The latest auction, whose settlement date is July 13, attracted more money than the government had planned to raise, with subscriptions reaching about 106.7 per cent of the Ksh 70 billion target. However, the CBK declined bids worth Ksh16.89 billion, mainly because they did not meet the pricing criteria set for the auction.

The sale involved reopening two existing Treasury bonds and issuing a new 30-year infrastructure-style bond, giving investors a choice between medium- and long-term investments.

Demand was spread across all three securities, although the 30-year bond emerged as the most popular among investors seeking to lock in returns over a longer period. Such appetite reflects growing interest from pension funds, insurers and other institutional investors that typically prefer long-dated government securities because they match their long-term financial obligations.

Auction results published by the CBK show the 10-year FXD1/2022/010 bond received bids worth Ksh 28.86 billion. The regulator accepted Ksh 8.53 billion, with successful investors securing a weighted average yield of 12.9524 per cent. The bond carries a fixed annual coupon of 13.49 per cent.

The 20-year FXD1/2021/020 bond also attracted healthy participation. Investors submitted bids worth Ksh19.65 billion, while the CBK accepted Ksh13.56 billion. The successful bids recorded a weighted average yield of 14.5379 per cent. The bond pays a coupon of 13.44 per cent.

The biggest attraction during the auction was the newly introduced 30-year FXD1/2026/030 bond. Investors submitted applications worth Ksh 26.16 billion. After factoring in non-competitive bids, the CBK allocated Ksh 35.69 billion under the issue, making it the largest allocation among the three bonds. The weighted average accepted yield stood at 14.5962 per cent, while the coupon rate was set at 12.50 per cent.

In its auction report, the CBK said the 10-year bond “attracted bids worth Ksh28.86 billion, of which Ksh 8.53 billion was accepted,” while the 20-year and 30-year securities also recorded strong participation from investors.

Domestic debt

The outcome comes at a time when the government continues to depend heavily on the domestic debt market to finance its budget while reducing pressure to borrow externally. Kenya has increasingly relied on Treasury bills and bonds to meet funding requirements, refinance maturing debt and cushion the budget from revenue shortfalls.

Treasury bonds have remained attractive this year because they provide guaranteed interest payments backed by the government. Unlike Treasury bills, which mature within one year, Treasury bonds allow investors to earn fixed interest over several years, making them especially appealing to retirement schemes, insurance companies, banks and long-term individual investors.

The latest yields also suggest investors continue to demand relatively high returns before committing their money for long periods. Longer-term bonds typically offer higher yields because investors face greater risks associated with inflation, economic changes and interest rate movements over time.

Market analysts say reopening existing bonds instead of introducing entirely new securities also benefits the government by increasing the amount available in the market for already established bonds. Larger bond sizes improve trading activity in the secondary market and make it easier for investors to buy or sell the securities before maturity.
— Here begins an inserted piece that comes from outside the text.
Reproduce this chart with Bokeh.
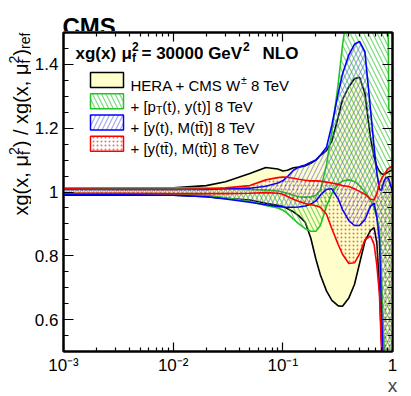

Money raised through Treasury bond auctions is used to finance development projects, including roads, schools, hospitals and energy infrastructure, while also supporting government operations and refinancing existing debt. By borrowing through the local market, the government spreads repayment obligations over many years instead of relying on short-term financing.

The CBK has also announced that details of the next Treasury bond sale will be released before the August 2026 auction. The prospectuses will outline the bonds on offer, their maturities, coupon rates and the terms that investors will use when submitting bids.